Favoring the rich -- without aiding the economy
In a recent press conference President Reagan made a revealing comparison between today's recession and the hard times of the '30s. Denying that the Miami riots could be attributed in any way to the worsening economic situation of unemployed blacks, he remarked: ''In the Great Depression nothing like that ever took place. When the situation was much worse and there was no unemployment insurance . . . not even any welfare program.''
Most observers have stressed the similarities - chilling in some instances - between current developments and those of the earlier years. The rise in stock prices has not been as enjoyable as it might have been because it reminds people of a similar rise before the 1929 crash. Calls for more effort by private charities have produced more soup kitchens and today's lines of waiting customers look just as dejected and humiliated as those in pictures of breadlines from the '30s.
Then, and now, gloom in factory towns and farmlands led to community uprisings to prevent mortgage foreclosures. For state governments in both periods declining revenues accompany increasing demands for emergency relief. And some of the comments from today's White House echo the famous slogan, ''Prosperity is just around the corner.''
But all these parallels omit the crucial difference between the two periods, as did the callousness of the President's statement. A few people in the '80s are better off than ever: this depression has been highly selective. The stagnant '30s supplied hardship indiscriminately: rich people lost their homes along with the poor, bank vice-presidents and factory hands stood side by side in the lines of unemployed looking for any kind of work. Bankruptcies, shutdowns , foreclosures, hunger and deprivation appeared in every community, whether wealthy or middle-class or slum. No such universal experience exists today.
Today's divided economy results, of course, from the deliberate policy followed by the administration since 1980. No economic rationale supports this policy, which is simply to redistribute income in favor of the rich. This primary goal has been successfully masked by all sorts of pseudo-economic reasoning: supply-siders, monetarists, crusaders for reindustrialization, and proponents of deregulation have attempted to design economic policy. But they have only diverted attention from the actual accomplishments of the administration, which have been considerable. The distribution of income has significantly changed.
Tax cuts already enacted will add almost $300 billion to total income over the next three years and most of it will go to people in the top quarter of the income distribution. This year's tax savings average over $2,000 for those with incomes above $50,000 and about $10 for those with incomes below $4,000. The share of total income received by families with incomes above $50,000 will increase; the amount left for everyone else, receiving less than $50,000, will be smaller.
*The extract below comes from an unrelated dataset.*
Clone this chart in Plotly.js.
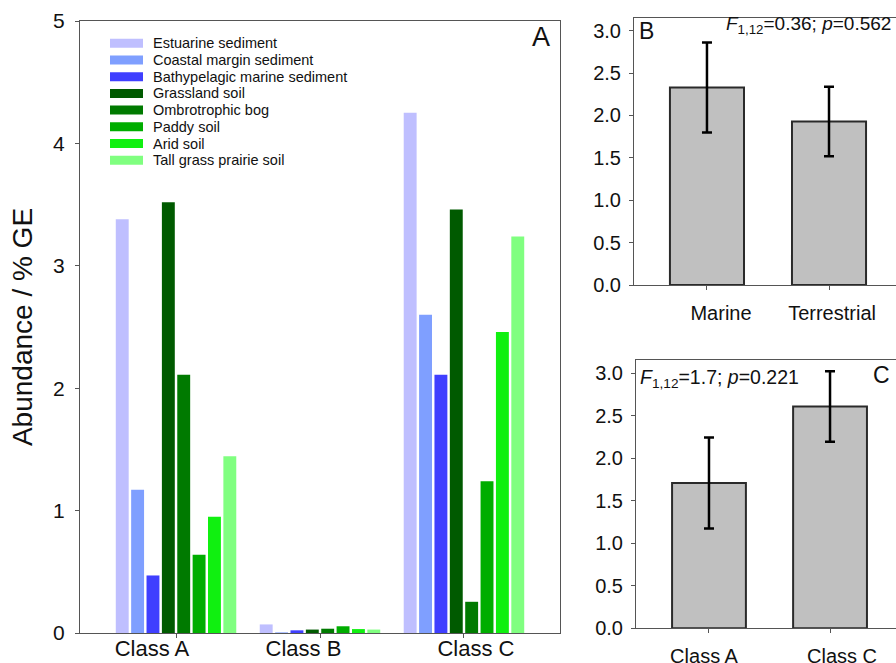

Nor is the divisiveness of such a deliberate policy in any way secret. In the most depressed community, and graphically displayed in the media, evidence abounds of how well off some people are. Sales of expensive jewelry, of luxury cars and furs, of spectacular cruises, safaris and vacation jaunts continue to rise amid the apathy and decline registered by most retailers. Layoffs and wage cuts are not matched by a decline in executive raises from 10 percent to 6 percent, especially when top management salaries average over $400,000.
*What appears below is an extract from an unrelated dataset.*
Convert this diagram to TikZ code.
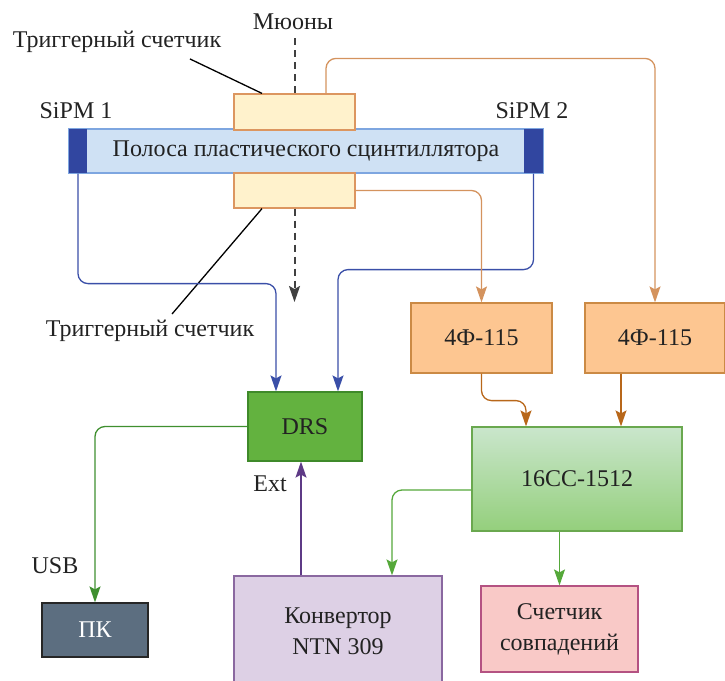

Reagan's coalition originally included millions of working Americans who believed that welfare supported unnecessarily idle and undeserving beneficiaries. Ironically, new definitions of the ''truly needy'' hurt many of these same Americans who themselves are idle now, as prolonged unem-ployment drags on. The reductions in so-called social programs have accentuated the transfer of incomes from poor and middle-class people to the rich. Only about $ 30 billion of money transfers have been cut, and perhaps an additional $35 billion in noncash benefits. But federal transfers provide more than half the income received by those in the lowest 20 percent of the income distribution, and only 3 percent for the richest fifth. So the cutbacks have severely worsened the gap between rich and poor.
The budget proposals for fiscal 1984 exacerbate the situation. Reagan would economize by reducing payments to retirees and government workers, few of whom reach high-income brackets, by insisting on cutting taxes as planned in July 1983 to benefit the wealthy.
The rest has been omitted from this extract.